What is asked: Reproduce the span that opens at the line containing "Convert this chart to Altair code." and closes at the line containing "series_sizes = [270, 290]", both lines included, without alteration and without any other line.

Provided data:
::::
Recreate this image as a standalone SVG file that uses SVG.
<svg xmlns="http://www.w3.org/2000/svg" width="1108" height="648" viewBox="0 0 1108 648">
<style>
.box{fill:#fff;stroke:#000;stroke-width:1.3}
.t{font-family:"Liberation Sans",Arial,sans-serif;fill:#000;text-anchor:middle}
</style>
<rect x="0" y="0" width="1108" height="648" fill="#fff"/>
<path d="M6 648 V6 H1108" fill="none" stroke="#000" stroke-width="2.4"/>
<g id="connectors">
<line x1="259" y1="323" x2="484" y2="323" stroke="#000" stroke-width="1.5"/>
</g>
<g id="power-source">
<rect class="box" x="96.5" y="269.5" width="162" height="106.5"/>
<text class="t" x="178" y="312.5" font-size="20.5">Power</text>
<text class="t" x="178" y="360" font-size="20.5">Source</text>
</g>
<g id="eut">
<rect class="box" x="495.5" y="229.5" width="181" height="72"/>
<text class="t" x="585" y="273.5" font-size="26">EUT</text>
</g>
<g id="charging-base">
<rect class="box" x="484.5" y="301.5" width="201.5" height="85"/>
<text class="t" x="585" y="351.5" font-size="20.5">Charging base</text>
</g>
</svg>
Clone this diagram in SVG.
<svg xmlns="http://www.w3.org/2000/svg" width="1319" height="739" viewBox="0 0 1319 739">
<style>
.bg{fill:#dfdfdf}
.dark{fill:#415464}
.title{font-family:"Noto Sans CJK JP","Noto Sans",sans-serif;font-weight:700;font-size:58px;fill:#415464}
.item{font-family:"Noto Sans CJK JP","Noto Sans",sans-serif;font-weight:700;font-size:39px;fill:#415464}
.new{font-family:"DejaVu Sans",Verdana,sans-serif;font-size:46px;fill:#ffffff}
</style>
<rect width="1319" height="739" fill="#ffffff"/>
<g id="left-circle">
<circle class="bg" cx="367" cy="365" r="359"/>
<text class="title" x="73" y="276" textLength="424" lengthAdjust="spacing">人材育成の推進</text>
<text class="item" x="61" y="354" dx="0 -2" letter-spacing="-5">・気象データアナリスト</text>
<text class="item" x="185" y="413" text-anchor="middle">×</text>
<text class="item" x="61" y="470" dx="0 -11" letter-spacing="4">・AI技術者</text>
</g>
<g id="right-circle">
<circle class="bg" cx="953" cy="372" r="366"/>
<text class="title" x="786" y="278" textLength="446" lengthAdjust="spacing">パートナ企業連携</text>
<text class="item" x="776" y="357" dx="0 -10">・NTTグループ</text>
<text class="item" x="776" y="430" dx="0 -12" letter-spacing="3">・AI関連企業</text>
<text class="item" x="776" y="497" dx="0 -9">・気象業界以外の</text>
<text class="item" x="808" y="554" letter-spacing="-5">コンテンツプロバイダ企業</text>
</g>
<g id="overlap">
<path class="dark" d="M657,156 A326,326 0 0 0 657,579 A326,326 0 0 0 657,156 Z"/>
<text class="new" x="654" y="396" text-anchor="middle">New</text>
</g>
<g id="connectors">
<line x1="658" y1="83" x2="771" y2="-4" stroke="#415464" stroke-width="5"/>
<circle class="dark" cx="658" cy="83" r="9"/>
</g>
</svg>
::::
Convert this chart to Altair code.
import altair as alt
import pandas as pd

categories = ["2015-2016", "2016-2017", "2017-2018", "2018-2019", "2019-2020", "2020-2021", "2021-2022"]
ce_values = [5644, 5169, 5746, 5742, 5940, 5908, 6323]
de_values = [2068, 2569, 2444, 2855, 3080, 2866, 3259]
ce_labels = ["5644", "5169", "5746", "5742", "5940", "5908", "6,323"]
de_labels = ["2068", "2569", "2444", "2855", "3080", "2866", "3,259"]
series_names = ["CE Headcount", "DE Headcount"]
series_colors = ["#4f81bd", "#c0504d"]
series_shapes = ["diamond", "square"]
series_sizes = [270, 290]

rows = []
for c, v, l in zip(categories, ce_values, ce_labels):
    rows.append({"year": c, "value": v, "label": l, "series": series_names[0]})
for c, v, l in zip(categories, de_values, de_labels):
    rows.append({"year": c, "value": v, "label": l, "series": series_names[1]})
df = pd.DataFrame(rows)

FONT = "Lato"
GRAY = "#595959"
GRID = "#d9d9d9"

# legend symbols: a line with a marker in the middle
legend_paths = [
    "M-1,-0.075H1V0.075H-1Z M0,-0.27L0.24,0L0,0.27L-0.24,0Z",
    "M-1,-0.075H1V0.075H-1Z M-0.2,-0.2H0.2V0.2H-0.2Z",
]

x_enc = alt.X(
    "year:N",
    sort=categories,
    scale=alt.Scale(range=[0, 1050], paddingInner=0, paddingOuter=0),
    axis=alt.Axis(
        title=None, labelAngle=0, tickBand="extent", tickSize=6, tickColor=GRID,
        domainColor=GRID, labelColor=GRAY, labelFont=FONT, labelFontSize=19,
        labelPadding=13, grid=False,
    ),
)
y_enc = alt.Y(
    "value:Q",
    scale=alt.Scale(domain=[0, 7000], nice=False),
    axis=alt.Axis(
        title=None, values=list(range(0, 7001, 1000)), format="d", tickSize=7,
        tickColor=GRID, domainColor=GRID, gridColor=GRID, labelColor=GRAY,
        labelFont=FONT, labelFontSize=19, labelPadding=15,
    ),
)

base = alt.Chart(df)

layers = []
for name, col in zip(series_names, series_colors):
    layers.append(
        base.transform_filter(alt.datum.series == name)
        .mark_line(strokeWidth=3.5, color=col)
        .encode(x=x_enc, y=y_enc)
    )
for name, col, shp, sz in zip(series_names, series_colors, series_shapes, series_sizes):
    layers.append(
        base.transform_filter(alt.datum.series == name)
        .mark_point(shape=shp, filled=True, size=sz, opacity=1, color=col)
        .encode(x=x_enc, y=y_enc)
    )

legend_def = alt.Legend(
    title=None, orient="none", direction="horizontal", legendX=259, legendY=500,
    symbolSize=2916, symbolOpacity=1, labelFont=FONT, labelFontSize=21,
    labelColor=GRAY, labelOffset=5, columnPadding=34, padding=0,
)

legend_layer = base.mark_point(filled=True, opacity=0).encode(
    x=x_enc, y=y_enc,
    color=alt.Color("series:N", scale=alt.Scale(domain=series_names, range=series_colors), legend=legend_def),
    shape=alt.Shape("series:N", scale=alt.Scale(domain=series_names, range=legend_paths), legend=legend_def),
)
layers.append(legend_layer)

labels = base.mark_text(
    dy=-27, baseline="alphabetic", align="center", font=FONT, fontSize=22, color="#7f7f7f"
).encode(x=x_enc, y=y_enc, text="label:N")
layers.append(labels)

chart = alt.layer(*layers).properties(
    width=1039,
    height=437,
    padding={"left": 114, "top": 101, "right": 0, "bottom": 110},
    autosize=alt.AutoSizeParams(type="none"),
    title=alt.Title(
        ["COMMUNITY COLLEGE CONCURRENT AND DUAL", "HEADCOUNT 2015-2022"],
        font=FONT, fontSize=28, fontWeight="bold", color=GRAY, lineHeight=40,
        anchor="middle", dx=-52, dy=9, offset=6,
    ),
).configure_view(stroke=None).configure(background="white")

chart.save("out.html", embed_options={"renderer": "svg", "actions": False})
::::
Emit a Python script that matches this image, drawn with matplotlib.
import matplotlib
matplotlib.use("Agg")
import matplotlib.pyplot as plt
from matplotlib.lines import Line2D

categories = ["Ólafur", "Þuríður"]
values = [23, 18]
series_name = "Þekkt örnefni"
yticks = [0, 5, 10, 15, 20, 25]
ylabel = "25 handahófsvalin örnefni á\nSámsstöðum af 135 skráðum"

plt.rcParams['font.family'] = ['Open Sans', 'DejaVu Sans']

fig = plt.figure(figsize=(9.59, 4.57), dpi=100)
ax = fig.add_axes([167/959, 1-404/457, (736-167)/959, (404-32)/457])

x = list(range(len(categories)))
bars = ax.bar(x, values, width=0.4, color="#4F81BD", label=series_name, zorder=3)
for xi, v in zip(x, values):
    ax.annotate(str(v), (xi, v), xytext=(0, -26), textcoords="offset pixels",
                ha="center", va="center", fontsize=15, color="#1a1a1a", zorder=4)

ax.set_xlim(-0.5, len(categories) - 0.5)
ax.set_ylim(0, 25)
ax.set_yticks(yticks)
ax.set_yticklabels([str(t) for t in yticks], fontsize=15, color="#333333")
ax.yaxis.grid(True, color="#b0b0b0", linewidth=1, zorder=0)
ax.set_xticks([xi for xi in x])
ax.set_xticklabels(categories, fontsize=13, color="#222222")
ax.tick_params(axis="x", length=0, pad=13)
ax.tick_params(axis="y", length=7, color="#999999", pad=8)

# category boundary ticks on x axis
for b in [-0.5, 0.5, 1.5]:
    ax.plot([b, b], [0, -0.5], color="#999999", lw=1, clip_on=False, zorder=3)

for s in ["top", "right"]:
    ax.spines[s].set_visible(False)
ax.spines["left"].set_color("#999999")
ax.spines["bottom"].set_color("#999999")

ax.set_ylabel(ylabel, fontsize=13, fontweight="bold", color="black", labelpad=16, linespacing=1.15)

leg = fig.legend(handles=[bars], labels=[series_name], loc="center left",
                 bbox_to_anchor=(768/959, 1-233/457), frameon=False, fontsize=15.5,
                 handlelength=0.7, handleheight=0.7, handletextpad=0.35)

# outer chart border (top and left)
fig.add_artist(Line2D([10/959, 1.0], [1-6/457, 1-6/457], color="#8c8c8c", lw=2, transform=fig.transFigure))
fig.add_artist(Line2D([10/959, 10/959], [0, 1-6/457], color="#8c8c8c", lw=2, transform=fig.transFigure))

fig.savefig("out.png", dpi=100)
::::
Correct result:
Convert this chart to Altair code.
import altair as alt
import pandas as pd

categories = ["2015-2016", "2016-2017", "2017-2018", "2018-2019", "2019-2020", "2020-2021", "2021-2022"]
ce_values = [5644, 5169, 5746, 5742, 5940, 5908, 6323]
de_values = [2068, 2569, 2444, 2855, 3080, 2866, 3259]
ce_labels = ["5644", "5169", "5746", "5742", "5940", "5908", "6,323"]
de_labels = ["2068", "2569", "2444", "2855", "3080", "2866", "3,259"]
series_names = ["CE Headcount", "DE Headcount"]
series_colors = ["#4f81bd", "#c0504d"]
series_shapes = ["diamond", "square"]
series_sizes = [270, 290]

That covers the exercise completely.